▶ [What needs to be done] Skip the pictures. Transcribe the rest of the data below without changing a word.
* * *
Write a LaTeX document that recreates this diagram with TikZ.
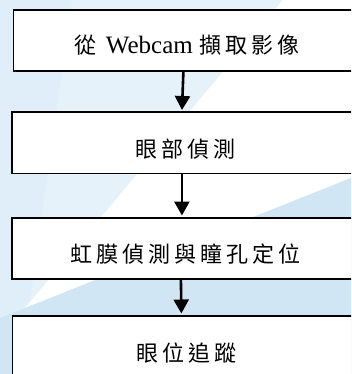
\documentclass[tikz,border=0pt]{standalone}
\usepackage{fontspec}
\setmainfont{Liberation Serif}
\newfontfamily\cjkfont{Noto Sans CJK TC}
\usetikzlibrary{arrows.meta}
\definecolor{bgA}{HTML}{E6F2FA}
\definecolor{bgB}{HTML}{DFEEF8}
\definecolor{bgD}{HTML}{D1E6F5}
\newcommand\cjc[1]{\makebox[26pt]{\fontsize{22}{26}\cjkfont #1}}
\begin{document}
\begin{tikzpicture}[x=1pt,y=-1pt,
  box/.style={draw=black,line width=1.8pt,fill=white,minimum width=348pt,minimum height=61pt,inner sep=0pt,anchor=north west},
  lbl/.style={font=\fontsize{25}{30}\selectfont,inner sep=0pt},
  arr/.style={line width=2.6pt,-{Triangle[width=15pt,length=14pt]},shorten >=1.5pt}]
\useasboundingbox (0,0) rectangle (351,374);
\clip (0,0) rectangle (351,374);
% background
\fill[bgA] (0,0) rectangle (351,374);
\fill[bgB] (0,0) -- (72,0) -- (30,300) -- (0,330) -- cycle;
\fill[white] (283,0) -- (351,0) -- (351,178) -- (25,308) -- cycle;
\fill[bgD] (351,178) -- (0,318) -- (0,374) -- (351,374) -- cycle;
% boxes
\node[box] (b1) at (12.5,9) {};
\node[box] (b2) at (11,111.5) {};
\node[box] (b3) at (11,217) {};
\node[box] (b4) at (11.5,315) {};
% labels
\node[lbl] (t1) at ([yshift=-5pt]b1.center) {\cjc{從}\hspace{7pt}Webcam\hspace{5pt}\cjc{擷}\cjc{取}\cjc{影}\cjc{像}};
\node[lbl] (t2) at ([yshift=-6pt]b2.center) {\cjc{眼}\cjc{部}\cjc{偵}\cjc{測}};
\node[lbl] (t3) at ([yshift=-6pt,xshift=-0.5pt]b3.center) {\cjc{虹}\cjc{膜}\cjc{偵}\cjc{測}\cjc{與}\cjc{瞳}\cjc{孔}\cjc{定}\cjc{位}};
\node[lbl] (t4) at ([yshift=-7pt]b4.center) {\cjc{眼}\cjc{位}\cjc{追}\cjc{蹤}};
% arrows
\draw[arr] ([xshift=-4pt]b1.south) -- ([xshift=-4pt]b2.north);
\draw[arr] ([xshift=-4pt]b2.south) -- ([xshift=-4pt]b3.north);
\draw[arr] ([xshift=-5pt]b3.south) -- ([xshift=-5pt]b4.north);
\end{tikzpicture}
\end{document}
* * *
▶ [Expected output]
Write a LaTeX document that recreates this diagram with TikZ.
\documentclass[tikz,border=0pt]{standalone}
\usepackage{fontspec}
\setmainfont{Liberation Serif}
\newfontfamily\cjkfont{Noto Sans CJK TC}
\usetikzlibrary{arrows.meta}
\definecolor{bgA}{HTML}{E6F2FA}
\definecolor{bgB}{HTML}{DFEEF8}
\definecolor{bgD}{HTML}{D1E6F5}
\newcommand\cjc[1]{\makebox[26pt]{\fontsize{22}{26}\cjkfont #1}}
\begin{document}
\begin{tikzpicture}[x=1pt,y=-1pt,
  box/.style={draw=black,line width=1.8pt,fill=white,minimum width=348pt,minimum height=61pt,inner sep=0pt,anchor=north west},
  lbl/.style={font=\fontsize{25}{30}\selectfont,inner sep=0pt},
  arr/.style={line width=2.6pt,-{Triangle[width=15pt,length=14pt]},shorten >=1.5pt}]
\useasboundingbox (0,0) rectangle (351,374);
\clip (0,0) rectangle (351,374);
% background
\fill[bgA] (0,0) rectangle (351,374);
\fill[bgB] (0,0) -- (72,0) -- (30,300) -- (0,330) -- cycle;
\fill[white] (283,0) -- (351,0) -- (351,178) -- (25,308) -- cycle;
\fill[bgD] (351,178) -- (0,318) -- (0,374) -- (351,374) -- cycle;
% boxes
\node[box] (b1) at (12.5,9) {};
\node[box] (b2) at (11,111.5) {};
\node[box] (b3) at (11,217) {};
\node[box] (b4) at (11.5,315) {};
% labels
\node[lbl] (t1) at ([yshift=-5pt]b1.center) {\cjc{從}\hspace{7pt}Webcam\hspace{5pt}\cjc{擷}\cjc{取}\cjc{影}\cjc{像}};
\node[lbl] (t2) at ([yshift=-6pt]b2.center) {\cjc{眼}\cjc{部}\cjc{偵}\cjc{測}};
\node[lbl] (t3) at ([yshift=-6pt,xshift=-0.5pt]b3.center) {\cjc{虹}\cjc{膜}\cjc{偵}\cjc{測}\cjc{與}\cjc{瞳}\cjc{孔}\cjc{定}\cjc{位}};
\node[lbl] (t4) at ([yshift=-7pt]b4.center) {\cjc{眼}\cjc{位}\cjc{追}\cjc{蹤}};
% arrows
\draw[arr] ([xshift=-4pt]b1.south) -- ([xshift=-4pt]b2.north);
\draw[arr] ([xshift=-4pt]b2.south) -- ([xshift=-4pt]b3.north);
\draw[arr] ([xshift=-5pt]b3.south) -- ([xshift=-5pt]b4.north);
\end{tikzpicture}
\end{document}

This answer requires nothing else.